Tim pencarian pun dibentuk. Violet, Klaus, Sunny serta Fiona akan menyelam ke luar kapal selam. Karena kapal selam tua Queequeg tidak dapat mendekati gua itu. Sementara Kapten Widdershin dan Phil akan berjaga di kapal selam.
Pencarian pun di mulai. Namun dengan ancaman cendawan beracun, mereka harus ekstra hati hati. Beragam benda mereka temukan namun tidak satupun benda yang berciri mangkuk gula. Seakan mengobrak – ngabrik tempat itu hanyalah pekerjaan yang sia – sia.

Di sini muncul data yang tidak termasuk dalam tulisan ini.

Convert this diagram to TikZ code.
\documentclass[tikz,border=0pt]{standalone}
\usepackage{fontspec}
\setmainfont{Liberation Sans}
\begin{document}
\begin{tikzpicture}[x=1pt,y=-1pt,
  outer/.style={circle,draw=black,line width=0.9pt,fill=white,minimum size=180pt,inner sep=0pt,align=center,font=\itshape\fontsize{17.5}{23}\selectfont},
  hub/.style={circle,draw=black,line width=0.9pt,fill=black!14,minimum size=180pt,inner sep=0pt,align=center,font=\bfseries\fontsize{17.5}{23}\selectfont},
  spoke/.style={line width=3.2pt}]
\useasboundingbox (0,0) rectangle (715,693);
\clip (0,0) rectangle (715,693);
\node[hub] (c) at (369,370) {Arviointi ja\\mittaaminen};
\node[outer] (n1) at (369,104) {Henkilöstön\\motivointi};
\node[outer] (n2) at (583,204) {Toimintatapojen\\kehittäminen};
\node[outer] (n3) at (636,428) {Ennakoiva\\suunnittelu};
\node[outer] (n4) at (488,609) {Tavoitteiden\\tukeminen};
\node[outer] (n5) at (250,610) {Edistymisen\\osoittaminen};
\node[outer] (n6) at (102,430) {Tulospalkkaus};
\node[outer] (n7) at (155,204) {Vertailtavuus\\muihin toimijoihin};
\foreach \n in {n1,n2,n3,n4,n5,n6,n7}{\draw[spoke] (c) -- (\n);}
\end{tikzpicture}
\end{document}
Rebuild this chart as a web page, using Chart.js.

Di saat mereka didera keputusasaan, ternyata sesuatu yang buruk terjadi di Queequeg. Kapten Widdhershin dan Phil menghilang dan yang lebih parah lagi, Count Olaf dan komplotan jahatnya ternyata mengambil alih kapal selam tua itu. Bahkan tanpa mereka ketahui cendawan beracun telah berkembang biak di salah satu pelatan selam milik salah satu dari mereka. Nampaknya kali ini adalah bagian dari kejutan yang tidak menyenangkan.
Misteri demi misteri yang menyelubungi anak – anak Baudelaire ternyata semakin menumpuk. Begitu juga dengan rasa penasaran. penemuan – penemuan yang mereka dapatkan ternyata mengarah ke dalam lubang mister yang lebih dalam lagi. Rasanya ingin cepat – cepat membuka catatan Lemony Snicket berikutnya. Walau tahu catatan – catatan berikutnya hanya akan menimbulkan pertanyaan – pertanyaan baru lagi.
Yeah, dari awal Lemony Snicket sebenarnya telah memberitahu kepada dunia bahwa orang – orang diluar sana tidak erlu ersusah ayah meluangkan waktu untuk turut membenamkan diri dalam kegelapan kisah anak – anak Baudelaire karena seperti itulah yang akan terjadi. Namun sebagai salah satu orang yang mencintai anak – anak Baudelaire, tak peduli segelap apapun kehidupan mereka, saya akan tetap menunggu. Bahkan ketika jaminan tentang kehidupan yang lebih ceria tak pernah dijanjikan oleh sang penulis.